Harley addresses ten needs—five belong primarily at the top of the man’s list and five entirely different needs at the top of the list belonging to the woman—which are often found starving in relationships soon to be or already marred by an adulterous affair. Chapter by chapter he boldly shines a spotlight into areas that often are felt but not regularly examined or discussed. His approach at times seems controversial in the modern western society; however, his book is well read and any married reader will likely sense some truth in Harley’s observations. “The Purpose of this book,” writes Harley, “is to teach you how to discover, and then learn to meet, each other’s most important emotional needs.”[1]

Harley untimely opens his work with a hard-hitting question. He asks his reader to examine how affair-proof his or her own marriage presently might be.

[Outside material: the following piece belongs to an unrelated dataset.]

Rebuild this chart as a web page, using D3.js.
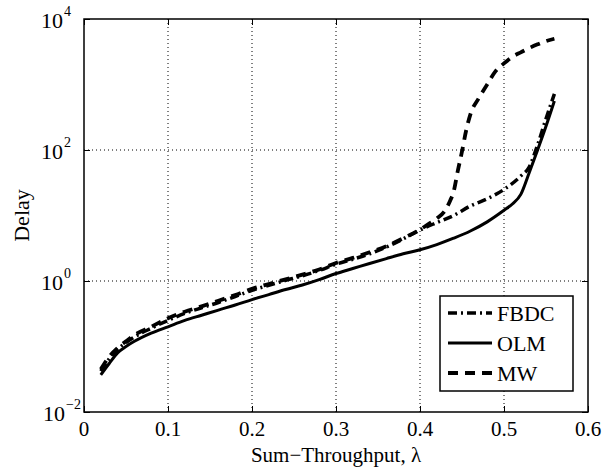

The reader in a healthy marriage might jump to the idea that she is in a strong marriage free from the threat of an affair, and the reader in a marriage taking blows from the effects of cheating will most likely resent the question. But even the strongest-willed men and women can and will face the threat and temptation of an affair. “Some men never give in;” argues Harley, “they manage to make the best of it over the years. But many do succumb to the temptation of an affair.”[2] An affair may happen to anybody if the needs of one spouse or the other are not being met. When the Love Bank Account is low or empty and the future of deposits from the spouse is dim, the ability to have needs fulfilled from another almost seems to slip in unnoticed. At the conclusion of one example that started with harmless chitchat and a polite hug, Harley says, “Jolene simple felt so starved for affection that she was literally hugged into have an affair!”[3]

While not every person or every relationship is the same, through many years of counseling, Harley has discovered ten common needs among men and women. When ranked, men and women seem to prioritize these completely opposite of their spouse’s list.[4] The difficulty then is found in the reality that in thinking they are doing good each spouse attempts to fulfill the needs that actually reside at the bottom of their mate’s list rather than those most important to their spouse.

The woman’s needs are generally affection, conversation, honestly and openness, financial support, and family commitment. According to Harley, “A husband can make himself irresistible to his wife by learning to meet her five most important emotional needs.”[5] Interestingly, the man on hot pursuit of a wife will typically demonstrate these well in the courting phase of the relationship, only to shift modes in an attempt to meet five other needs. Thinking he and his wife have the same needs, he will begin trying to fulfill the same top five on his list. His wife will then be left feeling used or unloved. And when this happens, she will attempt to resolve the problem by striving to provide her husband with the things that are at the top of her list, not his. What is on his top five? Sexual fulfillment, recreational companionship, physical attractiveness, domestic support and admiration.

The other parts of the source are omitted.